## Implementing generic first order transfer function

Started by 8 years ago●6 replies●latest reply 8 years ago●181 views
Hi Can anyone tell me how to implement generic first order transfer function a1s+a2/(b1s+b2) in Matlab meaning with for loop in the discrete form not using tf([a1 a2],[b1 b2]). For example if I want to implement a1/s I know I would do something like:
But I am wondering how may I implement the generic (a1*s+a2)/(b1*s+b2) Thanks |

First, let's back up a bit.

You are not implementing the transfer function \( \frac{a_1}{s} \). To implement that transfer function you must find some analog electronics (or mechanics, or whatever) and implement the differential equation $$ \frac{d}{dt} value \left ( t \right ) = a_1 x $$

What you *are* doing is to *approximate* the Laplace-domain transfer function \( \frac{a_1}{s} \) with the z-domain transfer function \( \frac{a_1 T_s}{z - 1} \). Then you are implementing that approximation with the difference equation $$ value_n = value_{n-1} + a_1 T_s x $$

So -- what are you trying to do? Simulate a continuous-time system that incorporates the transfer function \( \frac{a_1 s + a_2}{b_1 s + b_2} \)? Or do you want to approximate that transfer function in the z-domain and implement that?
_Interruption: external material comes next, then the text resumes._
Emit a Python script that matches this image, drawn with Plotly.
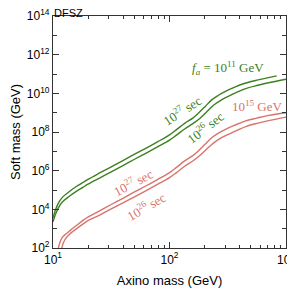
import plotly.graph_objects as go

# Axino mass (GeV) and soft mass (GeV) (log10 values)
g27_logx = [1.000, 1.020, 1.046, 1.080, 1.146, 1.200, 1.260, 1.300, 1.400, 1.500, 1.600,
            1.700, 1.800, 1.900, 2.000, 2.060, 2.133, 2.200, 2.247, 2.305, 2.362, 2.420,
            2.476, 2.560, 2.648, 2.750, 2.850, 2.920]
g27_logy = [3.55, 3.95, 4.32, 4.62, 4.95, 5.18, 5.40, 5.55, 5.88, 6.20, 6.52,
            6.85, 7.17, 7.50, 7.85, 8.12, 8.46, 8.72, 8.97, 9.31, 9.66, 9.90,
            10.09, 10.32, 10.52, 10.68, 10.81, 10.90]

g26_logx = [1.000, 1.020, 1.046, 1.080, 1.146, 1.200, 1.260, 1.300, 1.400, 1.500, 1.600,
            1.700, 1.800, 1.900, 2.000, 2.060, 2.133, 2.200, 2.260, 2.320, 2.380, 2.440,
            2.500, 2.580, 2.660, 2.760, 2.860, 3.000]
g26_logy = [3.35, 3.72, 4.08, 4.38, 4.70, 4.93, 5.15, 5.30, 5.62, 5.94, 6.26,
            6.59, 6.91, 7.24, 7.58, 7.84, 8.17, 8.43, 8.70, 9.05, 9.40, 9.64,
            9.83, 10.06, 10.26, 10.42, 10.56, 10.73]

r27_logx = [1.046, 1.060, 1.080, 1.110, 1.146, 1.200, 1.260, 1.300, 1.400, 1.500, 1.600,
            1.700, 1.800, 1.900, 2.000, 2.060, 2.133, 2.200, 2.247, 2.305, 2.362, 2.420,
            2.476, 2.560, 2.648, 2.750, 2.850, 3.000]
r27_logy = [2.00, 2.30, 2.55, 2.72, 2.90, 3.16, 3.44, 3.60, 3.92, 4.25, 4.57,
            4.90, 5.22, 5.55, 5.90, 6.17, 6.52, 6.78, 7.02, 7.36, 7.70, 7.94,
            8.12, 8.35, 8.56, 8.72, 8.86, 9.00]

r26_logx = [1.075, 1.090, 1.110, 1.140, 1.170, 1.220, 1.280, 1.320, 1.400, 1.500, 1.600,
            1.700, 1.800, 1.900, 2.000, 2.060, 2.133, 2.200, 2.260, 2.320, 2.380, 2.440,
            2.500, 2.580, 2.660, 2.760, 2.860, 3.000]
r26_logy = [2.00, 2.28, 2.50, 2.70, 2.85, 3.08, 3.34, 3.48, 3.70, 4.02, 4.33,
            4.65, 4.97, 5.30, 5.64, 5.90, 6.24, 6.50, 6.78, 7.12, 7.44, 7.68,
            7.86, 8.08, 8.29, 8.46, 8.60, 8.77]

x_major = [10, 100, 1000]
x_major_text = ["10<sup>1</sup>", "10<sup>2</sup>", "10<sup>3</sup>"]
x_minor = [m * d for d in (10, 100) for m in range(2, 10)]
y_major = [1e2, 1e4, 1e6, 1e8, 1e10, 1e12, 1e14]
y_major_text = ["10<sup>2</sup>", "10<sup>4</sup>", "10<sup>6</sup>", "10<sup>8</sup>",
                "10<sup>10</sup>", "10<sup>12</sup>", "10<sup>14</sup>"]
y_minor = [1e3, 1e5, 1e7, 1e9, 1e11, 1e13]

GREEN = "#3d8021"
RED = "#d8736b"

fig = go.Figure()
for lx, ly, col in [(g27_logx, g27_logy, GREEN), (g26_logx, g26_logy, GREEN),
                    (r27_logx, r27_logy, RED), (r26_logx, r26_logy, RED)]:
    fig.add_trace(go.Scatter(x=[10 ** v for v in lx], y=[10 ** v for v in ly],
                             mode="lines", line=dict(color=col, width=1.4, shape="spline"),
                             showlegend=False, hoverinfo="skip"))

axis_common = dict(type="log", showgrid=False, zeroline=False, showline=True,
                   linecolor="#333", linewidth=1.2, mirror="ticks", ticks="inside",
                   tickcolor="#333", ticklen=6, tickwidth=1, tickmode="array",
                   automargin=False, ticklabeloverflow="allow",
                   tickfont=dict(family="Liberation Sans", size=12, color="black"))

fig.update_xaxes(**axis_common, range=[1, 3], tickvals=x_major, ticktext=x_major_text,
                 minor=dict(tickmode="array", tickvals=x_minor, ticks="inside",
                            ticklen=3, tickcolor="#333"),
                 title=dict(text="Axino mass (GeV)", standoff=10,
                            font=dict(family="Liberation Sans", size=13, color="black")))
fig.update_yaxes(**axis_common, range=[2, 14], tickvals=y_major, ticktext=y_major_text,
                 minor=dict(tickmode="array", tickvals=y_minor, ticks="inside",
                            ticklen=4, tickcolor="#333"),
                 title=dict(text="Soft mass (GeV)", standoff=10,
                            font=dict(family="Liberation Sans", size=13, color="black")))

# the page body has an 8px margin; size the figure so the plot lands where the reference has it
OFF = 8
W, H = 295 - OFF, 293 - OFF
L, R, T, B = 53 - OFF, 9, 16 - OFF, 45
pw, ph = W - L - R, H - T - B


def px(xp, yp):
    # reference window pixel -> paper coordinates
    return (xp - OFF - L) / pw, (H - B - (yp - OFF)) / ph


serif = dict(family="Liberation Serif", size=13)
labels = [
    ("<i>f</i><sub><i>a</i></sub> = 10<sup>11</sup> GeV", 228, 68, 0, GREEN),
    ("10<sup>27</sup> sec", 182, 110, -33, GREEN),
    ("10<sup>26</sup> sec", 205, 127, -38, GREEN),
    ("10<sup>15</sup> GeV", 257, 106, 0, RED),
    ("10<sup>27</sup> sec", 133, 182, -28, RED),
    ("10<sup>26</sup> sec", 146, 206, -30, RED),
]
for txt, xp, yp, ang, col in labels:
    xx, yy = px(xp, yp)
    fig.add_annotation(text=txt, x=xx, y=yy, xref="paper", yref="paper",
                       xanchor="center", yanchor="middle",
                       showarrow=False, textangle=ang,
                       font=dict(color=col, **serif))

fig.add_annotation(text="DFSZ", x=0, y=1, xref="paper", yref="paper",
                   xanchor="left", yanchor="bottom", showarrow=False, yshift=-4,
                   borderpad=0, font=dict(family="Liberation Sans", size=11, color="black"))

fig.update_layout(width=W, height=H, margin=dict(l=L, r=R, t=T, b=B),
                  plot_bgcolor="white", paper_bgcolor="white")

fig.write_html("out.html")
Great, answer I am familiar with bilinear transformation where s=2/T (z-1)/(z+1) so I can convert the s domain to z domain. I do not really know any technique that I can implement the actual transfer function in s domain in Matlab without z domain approximation, I will be excited to know if there is any method that can achieve this ?

I am also very interested to how you got a1*T/(z-1) what transformation did you use (is it like impulse invariance) I will be really appriciated if you can tell me more about approximation technique as well.

What are you trying to DO??? The tree bark that you are describing seems off -- could you at least tell me what the tree is, if not give me an overview of the forest?

I got the transfer function in the z domain by looking at your difference equation (actually, I think I was wrong -- I think I meant \( \frac{a_1 T_z z}{z - 1} \)).

I am trying to implement the transfer function in s domain in Matlab but not symbolically, that's all I am looking for. Any technique or method you know about that.

You asked me :

what are you trying to do? Simulate a continuous-time system that ? Or do you want to approximate that transfer function in the z-domain and implement that?

Either of them is fine as long as it produces accurate enough result.

What you *can* do is express the associated differential equation in Matlab, and then use one of the solvers on Matlab to solve that expression for a specific input. I'm not sure what's available in Matlab or it's various over-priced toolboxes, but there should be a simulator that deals with transfer functions or state-space linear systems, using all the nifty linear systems simplifications available, and if you're plopping a linear block into the middle of a system with nonlinearities, there's a nonlinear solver.

In either case, if you're doing it from the command line you need to be responsible for determining if you need one grand and glorious solution to solve (often necessary if there's feedback involved) or whether you can break it into pieces. If you use their graphical interface (which name I cannot remember) then you can let it do the thinking for you, and if you're lucky it'll work (if you're not lucky then you'll end up doing more work than you would to just do it from the command line).

Hey chess,

your question is weirdly formatted (I mean in terms of presentation). It looks like it is in a table. Could it be a copy/paste from another source?